Benefits of Tax Loss Harvesting

  1. Tax Savings.
    The first benefit of tax loss harvesting is the tax savings. Whatever amount of short term gains I can offset through selling “losers”, saves me on my taxes. Note that I don’t even need to have capital gains to save on taxes. Assume that I have no gains this year, but I sell a fund that I lost $3,000 on. I can apply that $3,000 towards my ordinary income, reducing the taxes I owe there. If I were in the 25% tax bracket, that $3,000 loss saved me $750 in taxes.
  2. Carry-forward Benefit.
    Another benefit of tax loss harvesting is the carry-forward benefit. Remember how I told you that you can offset $3,000 annually? Well if you have $5,000 in losses this year, you can apply $3,000 worth of the losses this year against your taxes and the remaining $2,000 in the next year. Just because you can only offset $3,000 per year doesn’t mean you lose any additional losses. You carry that amount forward until you are able to use it. I’ve known people that have $15,000 worth of losses that they carried forward for many years.
  3. Potential Higher Returns.
    Taking advantage of tax loss harvesting can allow you to realize a higher return. For example, let’s say you bought a mutual fund for $10,000 and you plan on holding it for a long time. But a few months after buying it the stock market drops and your $10,000 is only worth $7,000. You sell the fund and wait 31 days (more on the reasons for this later) and then buy back into the fund. At the end of the year, assuming you have no capital gains, you have a realized loss of $3,000 that you can write off of your taxes.

    That $3,000 is worth $750 to you if you are in the 25% tax bracket. With your reduced tax liability, you take the $750 and invest it back into your mutual fund. You then hold the fund for 10 years and it earns 7% annually for you before you sell it. After those 10 years, you have $15,375.16 as seen below:

    $7,000 + ($15,245.42-$7,000) * .85 + $750 + ($1,475.36 – $750) * .85 = $15,375.16

    Note that this assumes you are paying 15% in long term capital gains taxes. The $15,245.42 is what the $7,000 grew to in the 10 years and the $1,475.36 is what that $750 grew to. How much would you have if you didn’t sell your fund and held for the entire 10 years? You would end up with $14,458.61:

    $10,000 + ($15,245.42 – $10,000) * .85 = $14,458.61

    By taking advantage of tax loss harvesting, you earned an additional $916.55. This is all from the $750 that you were able to invest because of tax loss harvesting.

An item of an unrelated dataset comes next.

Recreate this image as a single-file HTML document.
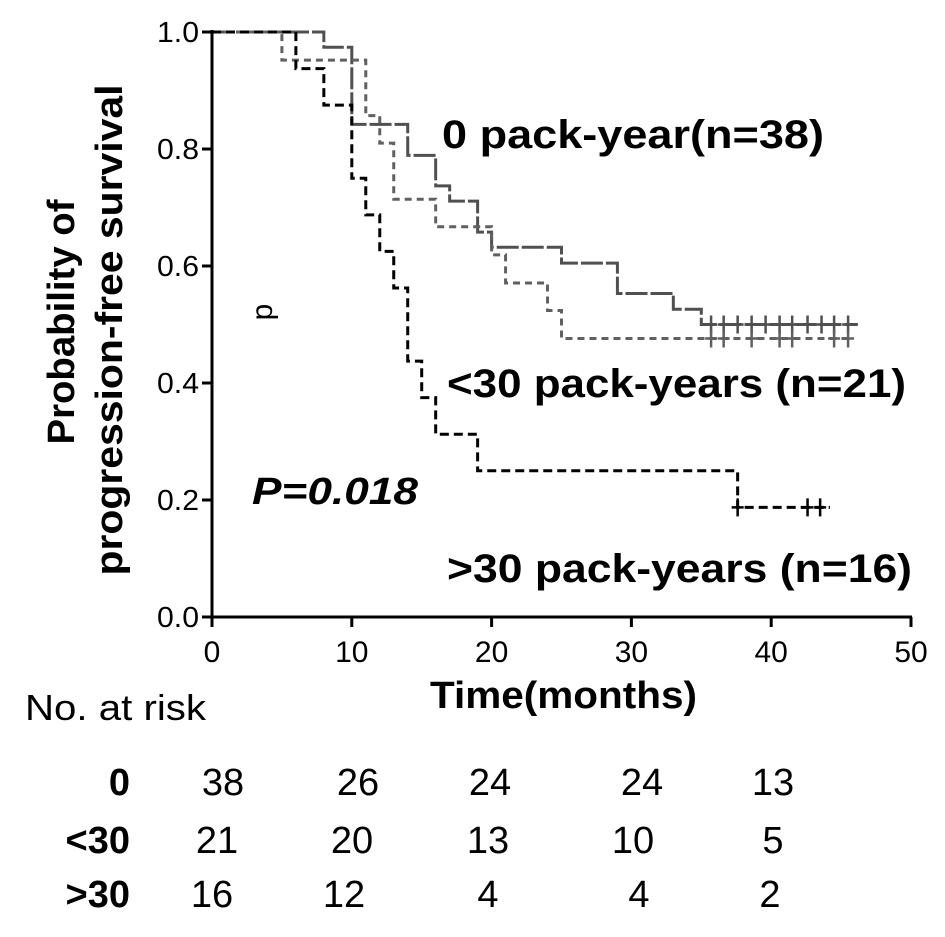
<!DOCTYPE html>
<html><head><meta charset="utf-8"><style>
html,body{margin:0;padding:0;background:#fff}
svg{display:block;font-family:"Liberation Sans",Arial,sans-serif}
</style></head><body>
<svg id="chart" width="945" height="937" viewBox="0 0 945 937" xmlns="http://www.w3.org/2000/svg">
<g id="marks"></g>
<g id="axes"></g>
<text x="0" y="0" transform="translate(74,322) rotate(-90)" text-anchor="middle" font-size="38" font-weight="bold" textLength="245" lengthAdjust="spacingAndGlyphs">Probability of</text>
<text x="0" y="0" transform="translate(122,330) rotate(-90)" text-anchor="middle" font-size="38" font-weight="bold" textLength="491" lengthAdjust="spacingAndGlyphs">progression-free survival</text>
<text x="0" y="0" transform="translate(272,312) rotate(-90)" text-anchor="middle" font-size="30">p</text>
<text x="442" y="148" font-size="40" font-weight="bold" textLength="382" lengthAdjust="spacingAndGlyphs">0 pack-year(n=38)</text>
<text x="447" y="397" font-size="40" font-weight="bold" textLength="459" lengthAdjust="spacingAndGlyphs">&lt;30 pack-years (n=21)</text>
<text x="447" y="582" font-size="40" font-weight="bold" textLength="465" lengthAdjust="spacingAndGlyphs">&gt;30 pack-years (n=16)</text>
<text x="252" y="504" font-size="38" font-weight="bold" font-style="italic" textLength="166" lengthAdjust="spacingAndGlyphs">P=0.018</text>
<text x="430" y="708" font-size="38" font-weight="bold" textLength="267" lengthAdjust="spacingAndGlyphs">Time(months)</text>
<text x="25" y="720" font-size="36" textLength="181" lengthAdjust="spacingAndGlyphs">No. at risk</text>
<g id="risk" font-size="38"></g>
</svg>
<script>
const xTicks=[0,10,20,30,40,50];
const yTicks=[0.0,0.2,0.4,0.6,0.8,1.0];
const yTickLabels=["0.0","0.2","0.4","0.6","0.8","1.0"];
const t0=[0,8,10,14,16,17,19,20,25,29,33,35,46.2];
const s0=[1,0.974,0.842,0.789,0.737,0.711,0.658,0.632,0.605,0.553,0.526,0.5,0.5];
const c0=[35.7,36.6,37.6,38.6,39.6,40.6,41.5,42.6,43.6,44.5,45.5];
const t1=[0,5,11,12,13,16,20,21,24,25,45.5];
const s1=[1,0.952,0.857,0.81,0.714,0.667,0.619,0.571,0.524,0.476,0.476];
const c1=[35.7,36.6,38.6,40.6,41.5,44.5,45.5];
const t2=[0,6,8,10,11,12,13,14,15,16,19,37.6,44.2];
const s2=[1,0.9375,0.875,0.75,0.6875,0.625,0.5625,0.4375,0.375,0.3125,0.25,0.1875,0.1875];
const c2=[37.6,42.6,43.5];
const riskRows=["0","<30",">30"];
const risk0=[38,26,24,24,13];
const risk1=[21,20,13,10,5];
const risk2=[16,12,4,4,2];

const X=v=>212+v*13.98;
const Y=v=>617-v*585;
const NS="http://www.w3.org/2000/svg";
function mk(tag,attrs,parent){const e=document.createElementNS(NS,tag);for(const k in attrs)e.setAttribute(k,attrs[k]);parent.appendChild(e);return e;}
const axes=document.getElementById('axes'),marks=document.getElementById('marks'),risk=document.getElementById('risk');

let ax=mk('line',{x1:X(0),y1:Y(1)-2,x2:X(0),y2:Y(0)+1,stroke:'#000','stroke-width':3},axes);


ax=mk('line',{x1:X(0)-1,y1:Y(0),x2:X(50)+1,y2:Y(0),stroke:'#000','stroke-width':3},axes);


yTicks.forEach((v,i)=>{
  const l=mk('line',{x1:X(0)-10,y1:Y(v),x2:X(0),y2:Y(v),stroke:'#000','stroke-width':3},axes);
  
  
  const t=mk('text',{x:199,y:Y(v)+10,'text-anchor':'end','font-size':29,textLength:42,lengthAdjust:'spacingAndGlyphs'},axes);
  t.textContent=yTickLabels[i];
  
  
});
xTicks.forEach(v=>{
  const l=mk('line',{x1:X(v),y1:Y(0),x2:X(v),y2:Y(0)+10,stroke:'#000','stroke-width':3},axes);
  
  
  const t=mk('text',{x:X(v),y:662,'text-anchor':'middle','font-size':30},axes);
  t.textContent=String(v);
  
  
});
function curve(ts,ss,cs,color,dash,name){
  let d='M'+X(ts[0])+','+Y(ss[0]);
  for(let i=1;i<ts.length;i++){d+=' H'+X(ts[i])+' V'+Y(ss[i]);}
  const p=mk('path',{d:d,fill:'none',stroke:color,'stroke-width':3,'stroke-dasharray':dash},marks);
  
  
  const last=ss[ss.length-1];
  cs.forEach(c=>{
    let y=last;
    for(let i=0;i<ts.length;i++){if(ts[i]<=c)y=ss[i];}
    const m=mk('path',{d:'M'+X(c)+','+(Y(y)-9)+' V'+(Y(y)+9)+' M'+(X(c)-6)+','+Y(y)+' H'+(X(c)+6),stroke:color,'stroke-width':2.5,fill:'none'},marks);
    
    
  });
}
curve(t0,s0,c0,'#505050','22,3','zero-pack-year');
curve(t1,s1,c1,'#606060','7,5','lt30-pack-years');
curve(t2,s2,c2,'#000','9,5','gt30-pack-years');

const rowY=[795,853,907];
const rows=[risk0,risk1,risk2];
const colX=[[223,358,490,642,773],[217,352,488,633,773],[212,344,488,639,770]];
riskRows.forEach((lab,r)=>{
  const t=mk('text',{x:130,y:rowY[r],'text-anchor':'end','font-weight':'bold'},risk);
  t.textContent=lab;
  
  
  rows[r].forEach((v,c)=>{
    const n=mk('text',{x:colX[r][c],y:rowY[r],'text-anchor':'middle'},risk);
    n.textContent=String(v);
    
    
  });
});
</script>
</body></html>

If you held onto this fund for longer than 10 years, the difference would be even greater.

Notes About Tax Loss Harvesting

Wash Sale Rule. There are a few things you need to know about tax loss harvesting before you jump into it. The first is the wash sale rule. Without going into great detail, a wash sale is when you sell a mutual fund (or other investment) for a loss and buy back the same fund (or investment) within 30 days before or after the sale. If you do this, the IRS does not allow you to recognize any loss you realized on the sale of the mutual fund (or investment).

Taxable Accounts Only. Secondly, tax loss harvesting only makes sense in a taxable account. Since your retirement accounts, such as a 401(k), 403(b), Traditional IRA or Roth IRA accounts, are all tax deferred, you get no benefit of tax loss harvesting since any gains in these accounts aren’t taxed until you withdraw the money.

Final Thoughts

There are many benefits to taking advantage of tax loss harvesting. When I worked in a high net worth investment firm, we placed tremendous emphasis on tax loss harvesting as a way to reduce our client’s tax liability. Many times when we first did tax loss harvesting, our clients would question why we were selling so called “losers” and realizing a loss. Once we explained the benefits of this practice, and they saw the benefit when completing their taxes, they were on board 100%. I encourage you to analyze your investments to see if there is an opportunity for you to take advantage of tax loss harvesting.